━━ Listed records ━━

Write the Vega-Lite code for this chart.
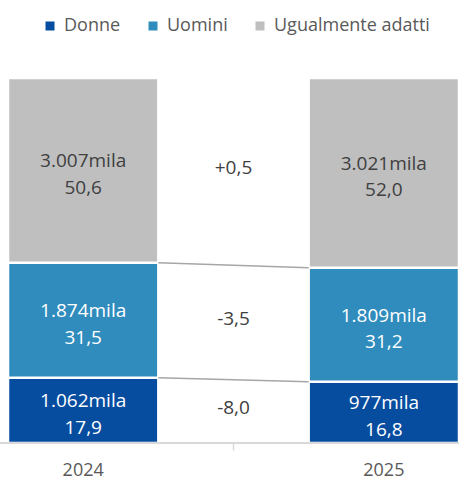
{
  "$schema": "https://vega.github.io/schema/vega-lite/v6.json",
  "width": 459,
  "height": 365,
  "autosize": {"type": "none"},
  "padding": {"left": 0, "top": 78, "right": 0, "bottom": 36},
  "background": "white",
  "config": {"view": {"stroke": null}, "font": "Open Sans"},
  "data": {
    "values": [
      {"anno": "2024", "cat": "Donne", "ord": 1, "mila": 1062, "pct": 17.9, "var": "-8,0"},
      {"anno": "2024", "cat": "Uomini", "ord": 2, "mila": 1874, "pct": 31.5, "var": "-3,5"},
      {"anno": "2024", "cat": "Ugualmente adatti", "ord": 3, "mila": 3007, "pct": 50.6, "var": "+0,5"},
      {"anno": "2025", "cat": "Donne", "ord": 1, "mila": 977, "pct": 16.8, "var": "-8,0"},
      {"anno": "2025", "cat": "Uomini", "ord": 2, "mila": 1809, "pct": 31.2, "var": "-3,5"},
      {"anno": "2025", "cat": "Ugualmente adatti", "ord": 3, "mila": 3021, "pct": 52.0, "var": "+0,5"}
    ]
  },
  "transform": [
    {"stack": "pct", "groupby": ["anno"], "sort": [{"field": "ord"}], "as": ["y0", "y1"]},
    {"calculate": "(datum.y0 + datum.y1) / 2", "as": "ymid"}
  ],
  "layer": [
    {
      "mark": {"type": "bar", "stroke": "white", "strokeWidth": 2.5},
      "encoding": {
        "x": {
          "field": "anno", "type": "nominal",
          "scale": {"domain": ["2024", "Δ", "2025"], "range": [8, 459], "paddingInner": 0, "paddingOuter": 0},
          "axis": {
            "title": null, "domain": false, "labelAngle": 0,
            "labelExpr": "datum.value === 'Δ' ? '' : datum.value",
            "labelFont": "Open Sans", "labelFontSize": 18, "labelColor": "#595959",
            "labelPadding": 11, "tickSize": 7, "tickWidth": 1.5,
            "tickColor": {"condition": {"test": "datum.value === 'Δ'", "value": "#d9d9d9"}, "value": "transparent"}
          }
        },
        "y": {"field": "y0", "type": "quantitative", "scale": {"domain": [0, 100], "nice": false}, "axis": null},
        "y2": {"field": "y1"},
        "color": {
          "field": "cat", "type": "nominal",
          "scale": {"domain": ["Donne", "Uomini", "Ugualmente adatti"], "range": ["#064DA0", "#2F8CBD", "#BFBFBF"]},
          "legend": {
            "title": null, "orient": "none", "legendX": 41, "legendY": -61, "direction": "horizontal",
            "symbolType": "square", "symbolSize": 81, "symbolStrokeWidth": 0,
            "labelFont": "Open Sans", "labelFontSize": 18, "labelColor": "#595959",
            "labelOffset": 5, "columnPadding": 23, "padding": 0
          }
        }
      }
    },
    {
      "transform": [
        {"calculate": "[replace(format(datum.mila, ','), ',', '.') + 'mila', replace(format(datum.pct, '.1f'), '.', ',')]", "as": "lbl"}
      ],
      "mark": {"type": "text", "font": "Open Sans", "fontSize": 19, "lineHeight": 26.5, "baseline": "middle", "align": "center", "dy": -9},
      "encoding": {
        "x": {"field": "anno", "type": "nominal"},
        "y": {"field": "ymid", "type": "quantitative"},
        "text": {"field": "lbl"},
        "color": {"condition": {"test": "datum.cat === 'Ugualmente adatti'", "value": "#404040"}, "value": "white"}
      }
    },
    {
      "transform": [
        {"filter": "datum.cat !== 'Ugualmente adatti'"},
        {"pivot": "anno", "value": "y1", "groupby": ["cat"]}
      ],
      "mark": {"type": "rule", "color": "#a6a6a6", "strokeWidth": 1.5},
      "encoding": {
        "x": {"datum": "Δ", "bandPosition": 0},
        "x2": {"datum": "Δ", "bandPosition": 1},
        "y": {"field": "2024", "type": "quantitative"},
        "y2": {"field": "2025"}
      }
    },
    {
      "transform": [
        {"aggregate": [{"op": "mean", "field": "ymid", "as": "ym"}], "groupby": ["cat", "var"]}
      ],
      "mark": {"type": "text", "font": "Open Sans", "fontSize": 19, "baseline": "middle", "align": "center", "color": "#404040", "dy": -3.5},
      "encoding": {
        "x": {"datum": "Δ"},
        "y": {"field": "ym", "type": "quantitative"},
        "text": {"field": "var"}
      }
    },
    {
      "mark": {"type": "rule", "color": "#d9d9d9", "strokeWidth": 2},
      "encoding": {"y": {"datum": 0}}
    }
  ]
}
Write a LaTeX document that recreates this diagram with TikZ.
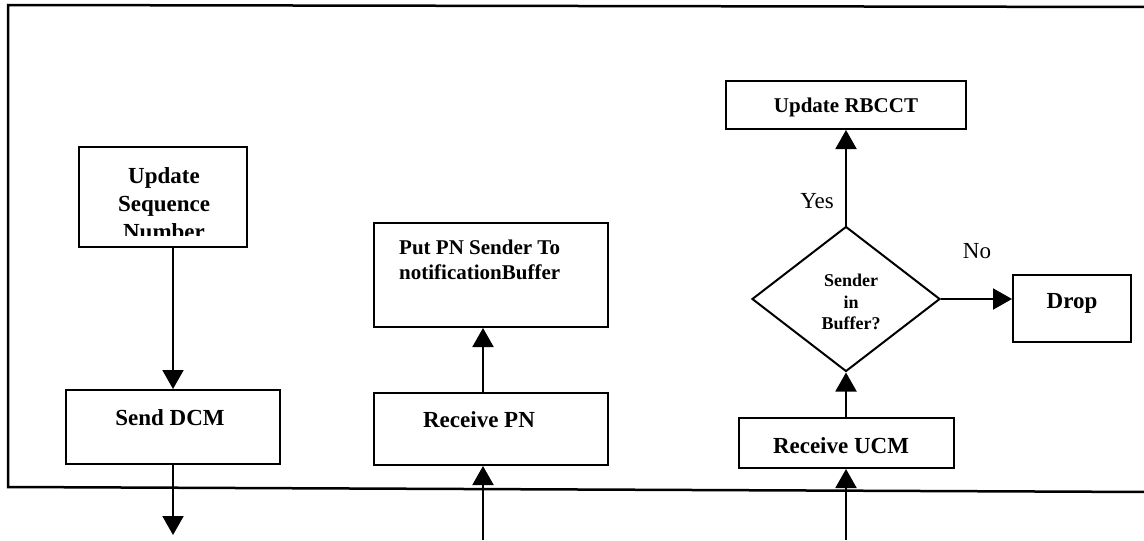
\documentclass[tikz,border=0pt]{standalone}
\usepackage{fontspec}
\setmainfont{Liberation Serif}
\usetikzlibrary{arrows.meta,shapes.geometric,calc}

\begin{document}
\begin{tikzpicture}[x=1pt,y=-1pt,
  stepbox/.style 2 args={draw,line width=2pt,inner sep=0pt,
    minimum width=#1,minimum height=#2},
  decision/.style 2 args={draw,diamond,line width=2pt,inner sep=0pt,
    minimum width=#1,minimum height=#2},
  lbl/.style={inner sep=0pt,anchor=base,font=\fontsize{23}{28}\selectfont\bfseries},
  lblsm/.style={inner sep=0pt,anchor=base,font=\fontsize{21}{25}\selectfont\bfseries},
  lbltiny/.style={inner sep=0pt,anchor=base,font=\fontsize{18}{21}\selectfont\bfseries},
  answer/.style={inner sep=0pt,anchor=base,font=\fontsize{23}{28}\selectfont},
  arr/.style={line width=2pt,-{Triangle[width=21pt,length=19pt]}},
  frame/.style={line width=2.5pt}
]
\useasboundingbox (0,0) rectangle (1144,541);
\clip (0,0) rectangle (1144,541);

% outer frame, open to the right
\draw[frame] (1150,7) -- (8,5) -- (8,487) -- (1150,492);

% left column: sending side
\node[stepbox={168pt}{100pt}] (usn) at (163,197) {};
\begin{scope}
  \clip (79,147) rectangle (247,235);
  \node[lbl] (usn1) at (164,183) {Update};
  \node[lbl] (usn2) at (164,211) {Sequence};
  \node[lbl] (usn3) at (164,239) {Number};
\end{scope}
\node[stepbox={214pt}{74pt}] (sdcm) at (173,427) {};
\node[lbl] (sdcmt) at (170,425) {Send DCM};
\coordinate (out) at (173,535);
\draw[arr] (usn.south -| sdcm.north) -- (sdcm.north);
\draw[arr] (sdcm.south) -- (out);

% middle column: receiving a PN
\node[stepbox={234pt}{104pt}] (ppn) at (491,275) {};
\node[lblsm,anchor=base west] (ppn1) at (399,254) {Put PN Sender To};
\node[lblsm,anchor=base west] (ppn2) at (399,279) {notificationBuffer};
\node[stepbox={234pt}{72pt}] (rpn) at (491,429) {};
\node[lbl] (rpnt) at (479,427) {Receive PN};
\coordinate (inpn) at (483,540);
\draw[arr] ([xshift=-8pt]rpn.north) -- ([xshift=-8pt]rpn.north |- ppn.south);
\draw[arr] (inpn) -- (inpn |- rpn.south);

% right column: receiving a UCM
\node[stepbox={240pt}{48pt}] (rbc) at (846,105) {};
\node[lblsm] (rbct) at (846,112) {Update RBCCT};
\node[decision={188pt}{145pt}] (dm) at (846,299) {};
\node[lbltiny] (dm1) at (851,286) {Sender};
\node[lbltiny] (dm2) at (851,308) {in};
\node[lbltiny] (dm3) at (851,329) {Buffer?};
\node[stepbox={118pt}{67pt}] (drop) at (1072,308.5) {};
\node[lbl] (dropt) at (1072,308) {Drop};
\node[stepbox={215pt}{50pt}] (rucm) at (846,443) {};
\node[lbl] (rucmt) at (841,453) {Receive UCM};
\coordinate (inucm) at (846,540);

\draw[arr] (dm.north) -- (rbc.south);
\draw[arr] (dm.east) -- (dm.east -| drop.west);
\draw[arr] (rucm.north) -- (dm.south);
\draw[arr] (inucm) -- (rucm.south);

\node[answer] (yes) at (817,208) {Yes};
\node[answer] (no) at (977,258) {No};
\end{tikzpicture}
\end{document}
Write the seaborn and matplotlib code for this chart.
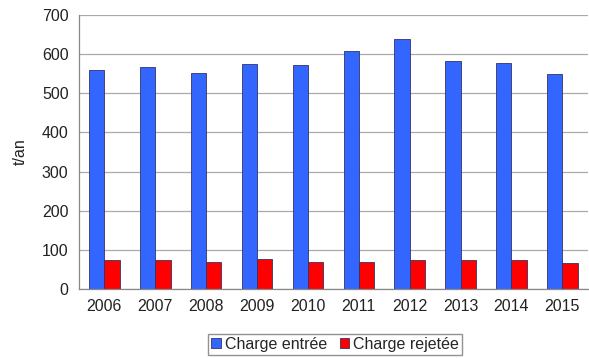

━━━

Task to carry out —
Select and copy every line of the listing with the word "chart".

Finished exercise —
Write the Vega-Lite code for this chart.
Write the seaborn and matplotlib code for this chart.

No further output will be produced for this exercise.